Today, I had a post-conference meeting for the observation that I had last week. The mentor informed me that 8 of my 25 students were in the room working on the warm-up activity while I was at the end of the hallway greeting students before class started. Eight students coming in and working without being told! Relationships lead to motivation (motivation is a different blog post).

What do I do to build relationships?
  • We play document camera boggle to increase vocabulary. I cheat. I'll admit that. I rig the letters so that there are words that I want to focus on in class.
  • I routinely applaud (literally clapping) my students for the hard work during class.
  • I do random drawings for pencils and other small prizes.
  • I make activities relevant to them. We just did a small unit on designing, understanding, and using rubrics. We wrote rubrics on "Great Halloweens" to understand the concepts.
  • I shake hands.
  • I say hi.
  • I say bye at bus duty in the afternoon.
  • I listen.
  • I let them be off task as long as its a great discussion.

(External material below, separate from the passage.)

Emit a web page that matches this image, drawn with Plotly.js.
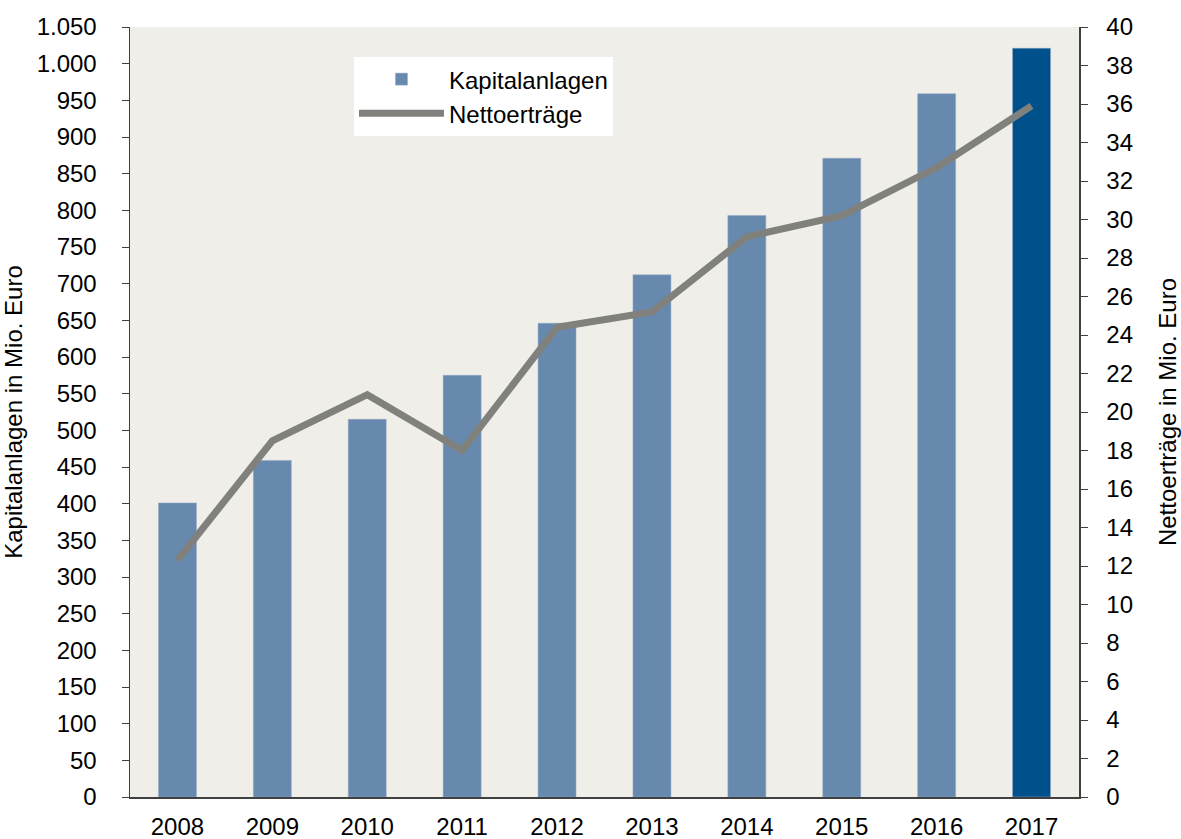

  • I laugh at and with my students.
  • I do my best to not yell.
  • I let them find solutions to their own problems.
  • I try to not kick students out.
  • We play games together.
  • We work together.
  • I do the work they do.
  • We treat each other with respect.
Am I perfect. No. On a five point scale of exemplary teaching, I scored roughly 3.7 by a mentor that I respect and challenge.

So, what's the bottom line? Build community and relationships in your classroom with your students because it will lead to better teaching and learning.